Au-delà des accords entre pays, le texte commun menace également à demi-mot les entreprsies du Web :

« Reconnaissant que la coopération volontaire ne suffira pas nécessairement pour que les entreprises prennent des mesures, [la France, l’Angleterre et les pays qui les soutiendront] envisageront ensemble la possibilité d’instaurer une responsabilité des entreprises, par exemple en réglementant ou en légiférant. »

4 - Contre-discours

Enfin, le communiqué évoque ce qui était un axe de travail déjà largement exploré sous le quinquennat de François Hollande comme au Royaume-Uni : le « contre-discours », à savoir la publication de contenus en ligne répondant à la propagande des djihadistes. Comme le précédent gouvernement français, le texte veut « promouvoir leur référencement tout en ciblant le bon public et en réorientant les contenus positifs tant que de besoin » – en clair, l’Angleterre et la France souhaitent que le « contre-discours » soit privilégié par les algorithmes de Google ou de Facebook dans les résultats de recherche et les fils d’actualité. Des « coups de pouces » que les entreprises du Web ont toujours refusé de donner, arguant que la manipulation de leurs algorithmes était dangereuse et inefficace – en contrepartie, la plupart des grandes sociétés ont accepté, ces dernières années, d’offrir des espaces publicitaires gratuits aux messages de prévention d’associations luttant contre la radicalisation.

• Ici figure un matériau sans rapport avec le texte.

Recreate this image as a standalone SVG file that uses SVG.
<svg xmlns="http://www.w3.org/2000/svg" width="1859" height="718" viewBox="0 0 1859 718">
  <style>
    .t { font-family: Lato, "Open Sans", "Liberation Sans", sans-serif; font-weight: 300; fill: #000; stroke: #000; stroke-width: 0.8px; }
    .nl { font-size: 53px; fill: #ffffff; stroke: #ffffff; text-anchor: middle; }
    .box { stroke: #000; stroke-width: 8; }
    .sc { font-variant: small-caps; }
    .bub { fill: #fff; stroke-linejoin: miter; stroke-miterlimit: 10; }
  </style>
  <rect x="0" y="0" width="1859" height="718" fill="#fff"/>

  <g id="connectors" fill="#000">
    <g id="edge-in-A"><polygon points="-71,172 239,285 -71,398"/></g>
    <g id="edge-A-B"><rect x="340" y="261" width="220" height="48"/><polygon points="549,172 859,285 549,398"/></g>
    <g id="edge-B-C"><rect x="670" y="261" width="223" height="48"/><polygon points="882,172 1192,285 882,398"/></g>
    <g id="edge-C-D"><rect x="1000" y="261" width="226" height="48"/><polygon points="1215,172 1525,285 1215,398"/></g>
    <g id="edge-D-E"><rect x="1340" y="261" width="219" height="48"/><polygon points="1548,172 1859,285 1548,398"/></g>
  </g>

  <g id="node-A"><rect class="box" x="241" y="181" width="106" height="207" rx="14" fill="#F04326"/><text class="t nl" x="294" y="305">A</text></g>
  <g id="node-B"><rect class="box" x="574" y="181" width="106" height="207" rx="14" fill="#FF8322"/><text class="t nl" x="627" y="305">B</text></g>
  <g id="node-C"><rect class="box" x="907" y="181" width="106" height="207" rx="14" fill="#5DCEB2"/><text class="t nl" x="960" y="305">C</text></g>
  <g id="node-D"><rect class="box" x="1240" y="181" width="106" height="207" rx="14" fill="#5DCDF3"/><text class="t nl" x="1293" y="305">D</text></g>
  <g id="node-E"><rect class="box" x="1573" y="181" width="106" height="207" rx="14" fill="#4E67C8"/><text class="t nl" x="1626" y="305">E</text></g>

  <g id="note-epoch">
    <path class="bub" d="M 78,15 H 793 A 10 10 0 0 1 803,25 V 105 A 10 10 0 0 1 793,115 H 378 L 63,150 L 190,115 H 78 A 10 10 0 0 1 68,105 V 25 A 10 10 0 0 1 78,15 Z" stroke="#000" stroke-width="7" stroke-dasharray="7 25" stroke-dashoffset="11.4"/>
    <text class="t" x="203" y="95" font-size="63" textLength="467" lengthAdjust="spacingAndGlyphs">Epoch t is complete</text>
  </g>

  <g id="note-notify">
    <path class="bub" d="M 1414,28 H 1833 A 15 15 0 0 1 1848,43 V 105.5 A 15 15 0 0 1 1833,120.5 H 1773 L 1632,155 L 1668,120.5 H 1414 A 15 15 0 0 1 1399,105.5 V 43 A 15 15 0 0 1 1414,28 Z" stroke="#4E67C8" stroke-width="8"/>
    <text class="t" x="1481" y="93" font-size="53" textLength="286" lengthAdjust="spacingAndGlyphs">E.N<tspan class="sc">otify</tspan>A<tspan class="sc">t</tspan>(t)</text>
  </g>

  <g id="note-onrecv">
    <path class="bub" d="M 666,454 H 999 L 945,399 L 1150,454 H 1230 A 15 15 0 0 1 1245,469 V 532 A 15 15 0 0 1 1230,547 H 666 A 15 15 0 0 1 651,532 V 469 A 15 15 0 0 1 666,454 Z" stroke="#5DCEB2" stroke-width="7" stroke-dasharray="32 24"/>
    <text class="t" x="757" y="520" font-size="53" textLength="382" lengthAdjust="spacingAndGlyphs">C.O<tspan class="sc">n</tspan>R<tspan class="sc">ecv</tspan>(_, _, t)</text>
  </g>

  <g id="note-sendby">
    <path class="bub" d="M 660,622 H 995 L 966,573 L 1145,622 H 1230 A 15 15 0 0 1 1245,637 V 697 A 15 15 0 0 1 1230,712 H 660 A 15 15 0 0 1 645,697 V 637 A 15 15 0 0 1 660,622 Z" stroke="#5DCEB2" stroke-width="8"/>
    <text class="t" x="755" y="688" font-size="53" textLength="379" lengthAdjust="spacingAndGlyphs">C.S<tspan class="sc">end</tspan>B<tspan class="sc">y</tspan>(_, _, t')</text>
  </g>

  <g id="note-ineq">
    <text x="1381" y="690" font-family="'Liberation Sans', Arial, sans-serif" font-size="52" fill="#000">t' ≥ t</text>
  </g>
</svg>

Plus étonnant, les deux gouvernements se sont semble-t-il mis d’accord pour accorder un statut spécifique aux « comptes parodiques » qui se moquent de l’organisation Etat islamique. Ces derniers pourraient bénéficier d’une certification et être inscrits sur une « liste blanche » qui leur éviterait d’être automatiquement modérés par les outils de détection automatique que M. Macron et Mme May appellent de leurs vœux.